From: Yarden Katz (yarden_at_umd.edu)
Date: 06/03/04


Date: Thu, 03 Jun 2004 18:32:32 -0500

Hi,

  I have three quick questions on metalogic. First, my textbook asks to:

  10.9 Show that if T U {~(B & C)} is satisfiable, then either T U
        {~B} is satisfiable or T U {~C} is satisfiable.

  It strikes me that the book's example proofs (which are usually 2-5
  sentences long) are really informal - maybe it's the text, or maybe
  that's just the way these type of things are proven. In any event, I
  did this exercise, but I can't help but feel as if I'm sort of
  "cheating" by kind of restating what I'm asked to prove. If the
  nature of these proofs as presented was more formal, I'd feel more
  confident. However, when I compare my proof to the other examples,
  I don't think that I'm any more informal. Here's my proof:

    For T U {~(B & C)} to be satisfiable, it cannot be that B(c) is
    true *and* C(c) is true, where c is the denotation of any element
    in our domain.
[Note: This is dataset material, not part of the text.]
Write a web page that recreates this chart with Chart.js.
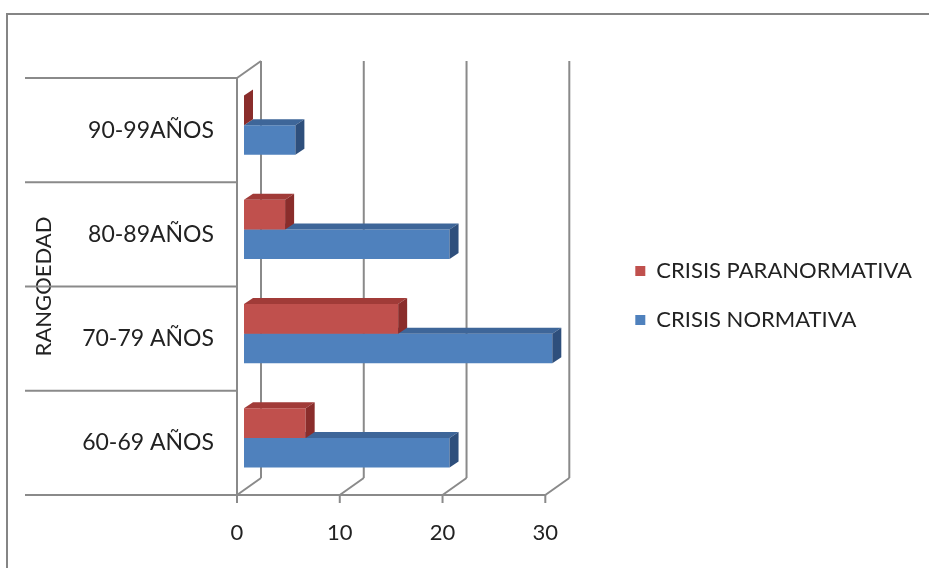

In other words, it must be that:

      1. ~(B(c) & C(c)) (again for c being the denotation of any and
                           all elements in our domain)

    [note that when I say B(c) I really mean something like B^c or
    B^m, i.e., B in the interpretation c or in the interpretation m -
    I just thought the function notation is clearer (is it?)]

    From this it follows that,

      2. ~(~B(c) v ~C(c))

    For (2) to be satisfiable, it must be that either T U {~B} or T U
    {~C}. Q.E.D.

  Is this correct? Is it necessary to get more
  formal about proofs like this, that clearly don't take a lot ingenuity
  or insight?

  A second problem was:

  10.10(f) "Show that: If c does not occur in F(x) or G(x), and F(c) and G(c)
             are equivalent, then AxF(x) and AxG(x) are equivalent,
             and similarly for E."

  What exactly do they mean by "if c does not occur in F(x) or G(x)"?
  Does it mean that c is not one of the terms in the actual sentence
  F(x)? Can someone give a hint about approaching this problem?

  Finally, some of the exercises in my book, like this one:

    "Show that EyAxR(x, y) implies AxEy(x, y)"

  Are really so obvious/superficial that I am kind of at loss on how to approach
  them in a proof. I think I could probably do the above indirectly
  to somehow get a contradiction, but if I were not allowed to do it
  indirectly I'd really have no idea where to start. Can someone shed
  some light of this?

Thanks a lot!

P.S. All exercises from Boolos and Jeffrey, Logic and Computation, 4th edition.